# 247-888700 (3 Stage) not throwing snow



## JIH (Dec 22, 2020)

New to this forum.

My snowblower just stopped working yesterday. The augers and impeller are turning- I can see this when I'm not pushing it through snow at least. Maybe it doesn't turn when loaded with snow.

Is there another impeller in the chute that may be not spinning?

Thanks in advance.


----------



## Jesse11B (Jan 27, 2020)

JIH said:


> New to this forum.
> 
> My snowblower just stopped working yesterday. The augers and impeller are turning- I can see this when I'm not pushing it through snow at least. Maybe it doesn't turn when loaded with snow.
> 
> ...


The belt that delivers power from the engine to the impeller & auger might be slipping. Might need to be adjusted or replaced for correct tension.

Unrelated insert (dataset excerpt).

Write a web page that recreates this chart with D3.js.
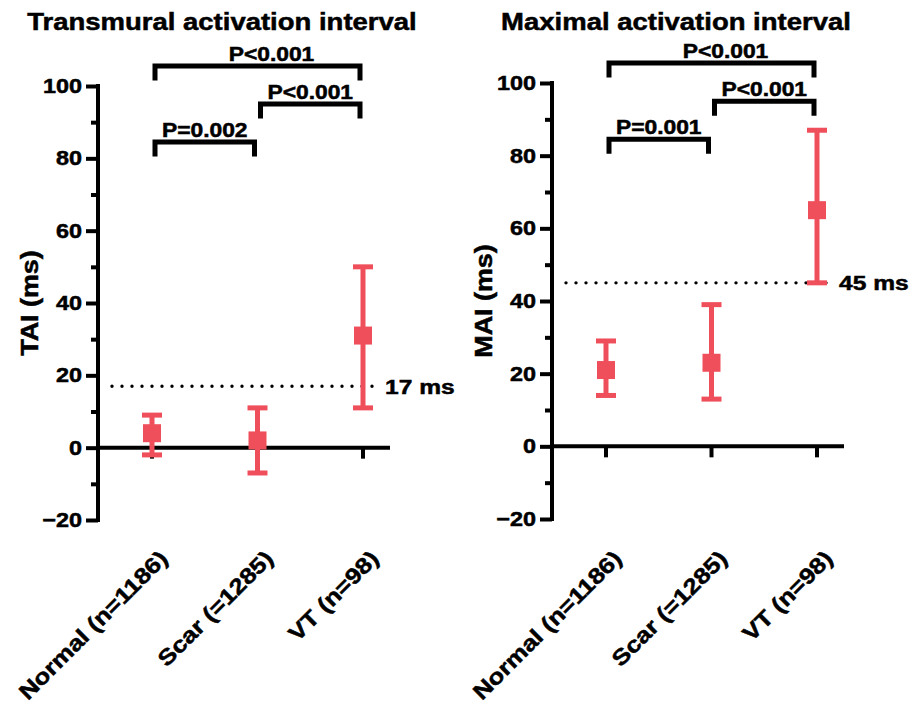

Any grinding noise coming from the front by the augers? Hopefully it’s not the auger gearbox.


----------



## Big Ed (Feb 10, 2013)

JIH said:


> New to this forum.
> 
> My snowblower just stopped working yesterday. The augers and impeller are turning- I can see this when I'm not pushing it through snow at least. Maybe it doesn't turn when loaded with snow.
> 
> ...


I never had a 3 stage. But.
First thing I would look at is the shear bolts on your augers.
Second thing would be the auger belt, how old is that?


----------



## JIH (Dec 22, 2020)

JIH said:


> New to this forum.
> 
> My snowblower just stopped working yesterday. The augers and impeller are turning- I can see this when I'm not pushing it through snow at least. Maybe it doesn't turn when loaded with snow.
> 
> ...



*Update from me (not sure if I should be replying to myself or other responses, but it applies to the two responses so far:*

Thanks for your questions. Just to let you know it very well could be the drive gear. Mine has been leaking grease. I don't know if I actually need it, but if I do, I will have it- if I don't need it I'll just return it.

But even though the gearbox was iffy, I tried using it again yesterday. It worked and then at some point it just stopped throwing snow out. Like I said, the augers and the impeller still looked like they were spinning (I watched as someone else just operated the lever for me).

I'll buy a belt as well. Just so I have everything I might need before I start removing bolts.

While I'm replying I guess I'll add that I'm not sure I see any benefit of three stage snow blowers over the normal 2 stage models. More moving parts. Not a hugely noticeable difference in how far the snow gets shot. Also, some of the shear pins are way in the back and hard to get at.


----------



## RAOUL225 (Jan 24, 2020)

There is an adjustment for the auger cable at the rear of the machine near the belly pan.You do this by unscrewing the adjustment bolt and raise the plate a little.When the adjustment is done correctly, the cables should have a little play in it.Also,the auger should not turn when handle is released.


----------



## Pauleastend63 (Nov 23, 2020)

Big Ed said:


> I never had a 3 stage. But.
> First thing I would look at is the shear bolts on your augers.
> Second thing would be the auger belt, how old is that?


Sorry....I reposted my advice to the thread instead of on Big Ed's post.


----------



## Pauleastend63 (Nov 23, 2020)

Also check that your second stage impeller is spinning.....it's possible the roll pins could have sheared off where the impeller attaches to the auger shaft.


----------